Faiz kararının etkilerini anlamak için Türkiye’nin, enflasyon verilerini, risklerini ve genel olarak ekonomisini değerlendirmek gerektğini vurgulayan Çalışkan sözlerini şöyle sürdürdü:

TÜİK, 2021 Ağustos ayı tüketici enflasyonunu %19.25 olarak, üretici enflasyonunu %45.52 olarak açıkladı.

Son yapılan faiz indirimi, enflasyon verileriyle birlikte değerlendirildiğinde reel faizin basit bir çıkartma işlemiyle eksi olduğunu görebiliriz(Reel Faiz= Nominal faiz-Tüketici enflasyonu).

Yani paranızı Türk Lirası olarak bankaya yatırdığınızda, yıl sonunda bir sene öncesine göre daha az ürün alabileceksiniz, alım gücünüz düşecek. Durumu şöyle örneklendirebiliriz, şu anda 100 TL’ye 100 ekmek alabildiğinizi düşünün. 100 TL’nizi bir sene bankaya yatırdığınızda %18 faizle 118 TL’niz olacak. Ancak enflasyon göz önüne alındığında ekmeğin fiyatı 1 TL’den 1.1925 TL’ye çıkacak.

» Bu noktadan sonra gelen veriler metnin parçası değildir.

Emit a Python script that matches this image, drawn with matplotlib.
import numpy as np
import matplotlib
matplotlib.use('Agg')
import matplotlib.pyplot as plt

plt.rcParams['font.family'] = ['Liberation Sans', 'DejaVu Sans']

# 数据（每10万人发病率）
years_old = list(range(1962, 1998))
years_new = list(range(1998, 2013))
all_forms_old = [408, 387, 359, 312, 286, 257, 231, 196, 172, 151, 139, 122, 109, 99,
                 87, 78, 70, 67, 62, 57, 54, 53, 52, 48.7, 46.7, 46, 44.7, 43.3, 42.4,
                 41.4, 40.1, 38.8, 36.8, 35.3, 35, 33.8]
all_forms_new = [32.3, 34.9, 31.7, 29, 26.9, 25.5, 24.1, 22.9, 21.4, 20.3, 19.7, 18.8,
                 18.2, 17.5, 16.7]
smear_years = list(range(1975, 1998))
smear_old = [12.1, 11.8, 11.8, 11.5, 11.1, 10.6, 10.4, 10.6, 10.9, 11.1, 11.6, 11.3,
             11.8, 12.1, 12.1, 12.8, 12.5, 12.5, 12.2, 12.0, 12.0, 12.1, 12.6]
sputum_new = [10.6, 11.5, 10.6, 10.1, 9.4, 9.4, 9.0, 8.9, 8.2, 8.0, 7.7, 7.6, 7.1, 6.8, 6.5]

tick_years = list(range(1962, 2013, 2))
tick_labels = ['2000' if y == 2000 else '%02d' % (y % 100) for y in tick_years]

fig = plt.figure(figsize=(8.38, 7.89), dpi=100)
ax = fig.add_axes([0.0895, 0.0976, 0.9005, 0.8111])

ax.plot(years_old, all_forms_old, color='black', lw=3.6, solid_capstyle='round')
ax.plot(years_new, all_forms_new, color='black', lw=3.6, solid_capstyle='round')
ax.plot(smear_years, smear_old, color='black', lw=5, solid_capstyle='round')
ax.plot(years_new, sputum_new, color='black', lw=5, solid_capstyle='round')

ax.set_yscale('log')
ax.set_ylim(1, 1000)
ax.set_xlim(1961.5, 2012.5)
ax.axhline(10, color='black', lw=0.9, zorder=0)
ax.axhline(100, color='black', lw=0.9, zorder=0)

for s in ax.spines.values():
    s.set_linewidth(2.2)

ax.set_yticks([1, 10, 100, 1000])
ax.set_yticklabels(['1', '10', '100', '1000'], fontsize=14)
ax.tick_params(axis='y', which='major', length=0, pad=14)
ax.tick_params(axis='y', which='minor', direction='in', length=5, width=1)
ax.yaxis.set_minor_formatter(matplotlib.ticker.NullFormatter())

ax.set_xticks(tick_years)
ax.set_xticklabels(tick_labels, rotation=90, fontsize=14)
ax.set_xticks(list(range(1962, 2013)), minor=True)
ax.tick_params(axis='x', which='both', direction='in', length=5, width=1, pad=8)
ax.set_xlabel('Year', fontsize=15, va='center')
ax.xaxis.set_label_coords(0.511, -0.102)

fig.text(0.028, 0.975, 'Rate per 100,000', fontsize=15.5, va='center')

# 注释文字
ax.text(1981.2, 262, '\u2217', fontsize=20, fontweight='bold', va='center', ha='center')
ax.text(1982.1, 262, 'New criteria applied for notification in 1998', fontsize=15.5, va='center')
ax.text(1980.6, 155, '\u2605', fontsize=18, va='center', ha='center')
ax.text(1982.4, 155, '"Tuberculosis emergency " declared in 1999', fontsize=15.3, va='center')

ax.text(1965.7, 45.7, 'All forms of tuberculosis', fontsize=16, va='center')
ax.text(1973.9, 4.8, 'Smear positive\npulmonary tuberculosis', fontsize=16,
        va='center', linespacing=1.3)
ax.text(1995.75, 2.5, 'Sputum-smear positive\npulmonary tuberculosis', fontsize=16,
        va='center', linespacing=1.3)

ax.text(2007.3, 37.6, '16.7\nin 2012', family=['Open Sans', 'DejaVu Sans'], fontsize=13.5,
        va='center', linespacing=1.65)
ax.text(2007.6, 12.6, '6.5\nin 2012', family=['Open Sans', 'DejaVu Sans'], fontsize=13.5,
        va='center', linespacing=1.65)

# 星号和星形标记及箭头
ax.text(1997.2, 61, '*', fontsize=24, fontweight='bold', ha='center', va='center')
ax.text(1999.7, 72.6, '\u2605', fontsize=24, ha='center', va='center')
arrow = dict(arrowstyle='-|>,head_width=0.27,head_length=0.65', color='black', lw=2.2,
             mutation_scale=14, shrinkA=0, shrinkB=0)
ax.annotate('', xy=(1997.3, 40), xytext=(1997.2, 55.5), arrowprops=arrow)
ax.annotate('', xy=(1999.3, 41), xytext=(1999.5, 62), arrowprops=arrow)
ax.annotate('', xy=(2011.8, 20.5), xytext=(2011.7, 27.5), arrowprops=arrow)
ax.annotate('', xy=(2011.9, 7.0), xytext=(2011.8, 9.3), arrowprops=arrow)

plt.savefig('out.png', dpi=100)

Sonuç yıl sonunda paranız artmış gibi gözükse de yaklaşık 99 tane ekmek alabileceksiniz. Bu şartlarda size soruyorum; hangi yatırımcı para kaybedeceği bir birim yönünde inisiyatif kullanır?

Üretici enflasyonu verileri ise alım gücü kaybının hükümetin iddia ettiği gibi bazı kötü, niyetli perakendecilerin veya zincir marketlerin fiyat artırmasıyla ilgisi olmadığını göstermektedir.

Hatta üreticilerin maliyetlerinin %45.52 artmasına rağmen tüketici enflasyonunun %19.25 seviyesinde kalması artan maliyetlerin fiyatlara yansıtılmadığının matematiksel kanıtı niteliğindedir. Unutulmamalıdır ki bilim asla yalan söylemez.

Türkiye’nin politik, jeopolitik ve ödemeler dengesi risklerinin atmasının yansımasını CDS(Kredi Risk Primi) verisinde gözlemleyebiliyoruz. 10 yıllık CDS primimiz tarihi rekora yakın seviyede, 427.31 olarak gözlenmektedir. Bu demek oluyor ki yatırımcı bize borç para verirken yüksek faizle veriyor.

Çünkü bizim, borcumuzu ödeyebileceğimize olan güveni azalmış durumda. Bu nedenle parasını sadece yüksek faiz koşullarını kabul edersek ülkemize yatırmaya hazır. Yatırımcı, düşük faizle parasını kesin geri alabileceği ülkeler varken neden aynı koşullarda daha yüksek risk alsın ki?